-- Start of Collected data --

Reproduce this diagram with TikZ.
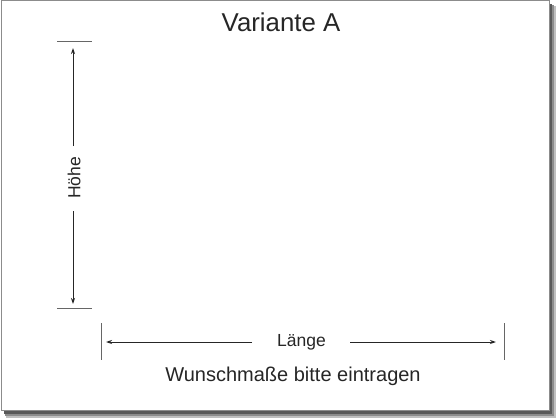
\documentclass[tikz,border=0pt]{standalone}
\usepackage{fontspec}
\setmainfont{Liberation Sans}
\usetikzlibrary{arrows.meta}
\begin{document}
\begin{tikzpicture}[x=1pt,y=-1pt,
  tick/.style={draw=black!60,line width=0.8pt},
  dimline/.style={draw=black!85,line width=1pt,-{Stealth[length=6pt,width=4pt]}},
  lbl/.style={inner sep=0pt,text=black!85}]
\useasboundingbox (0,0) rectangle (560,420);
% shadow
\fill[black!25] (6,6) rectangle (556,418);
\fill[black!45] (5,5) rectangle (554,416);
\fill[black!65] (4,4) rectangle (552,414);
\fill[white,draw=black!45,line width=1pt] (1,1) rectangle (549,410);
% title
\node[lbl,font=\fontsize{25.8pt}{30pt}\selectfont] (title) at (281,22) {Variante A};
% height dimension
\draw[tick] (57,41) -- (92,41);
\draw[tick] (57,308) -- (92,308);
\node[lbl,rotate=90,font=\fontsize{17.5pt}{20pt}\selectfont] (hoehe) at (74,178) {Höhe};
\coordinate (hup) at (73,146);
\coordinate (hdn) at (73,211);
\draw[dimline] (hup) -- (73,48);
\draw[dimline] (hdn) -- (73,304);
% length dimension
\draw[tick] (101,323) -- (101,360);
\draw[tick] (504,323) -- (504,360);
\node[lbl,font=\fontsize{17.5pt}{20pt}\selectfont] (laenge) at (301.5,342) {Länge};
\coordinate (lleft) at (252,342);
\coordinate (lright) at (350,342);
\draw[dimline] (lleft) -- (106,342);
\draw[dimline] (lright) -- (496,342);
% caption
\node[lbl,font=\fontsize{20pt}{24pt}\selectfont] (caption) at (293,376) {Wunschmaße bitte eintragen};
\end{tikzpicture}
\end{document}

-- End of Collected data --

# [The task]
Copy out the listing exactly as it stands, but not the pictures.

# [Exercise solution]
Reproduce this diagram with TikZ.
\documentclass[tikz,border=0pt]{standalone}
\usepackage{fontspec}
\setmainfont{Liberation Sans}
\usetikzlibrary{arrows.meta}
\begin{document}
\begin{tikzpicture}[x=1pt,y=-1pt,
  tick/.style={draw=black!60,line width=0.8pt},
  dimline/.style={draw=black!85,line width=1pt,-{Stealth[length=6pt,width=4pt]}},
  lbl/.style={inner sep=0pt,text=black!85}]
\useasboundingbox (0,0) rectangle (560,420);
% shadow
\fill[black!25] (6,6) rectangle (556,418);
\fill[black!45] (5,5) rectangle (554,416);
\fill[black!65] (4,4) rectangle (552,414);
\fill[white,draw=black!45,line width=1pt] (1,1) rectangle (549,410);
% title
\node[lbl,font=\fontsize{25.8pt}{30pt}\selectfont] (title) at (281,22) {Variante A};
% height dimension
\draw[tick] (57,41) -- (92,41);
\draw[tick] (57,308) -- (92,308);
\node[lbl,rotate=90,font=\fontsize{17.5pt}{20pt}\selectfont] (hoehe) at (74,178) {Höhe};
\coordinate (hup) at (73,146);
\coordinate (hdn) at (73,211);
\draw[dimline] (hup) -- (73,48);
\draw[dimline] (hdn) -- (73,304);
% length dimension
\draw[tick] (101,323) -- (101,360);
\draw[tick] (504,323) -- (504,360);
\node[lbl,font=\fontsize{17.5pt}{20pt}\selectfont] (laenge) at (301.5,342) {Länge};
\coordinate (lleft) at (252,342);
\coordinate (lright) at (350,342);
\draw[dimline] (lleft) -- (106,342);
\draw[dimline] (lright) -- (496,342);
% caption
\node[lbl,font=\fontsize{20pt}{24pt}\selectfont] (caption) at (293,376) {Wunschmaße bitte eintragen};
\end{tikzpicture}
\end{document}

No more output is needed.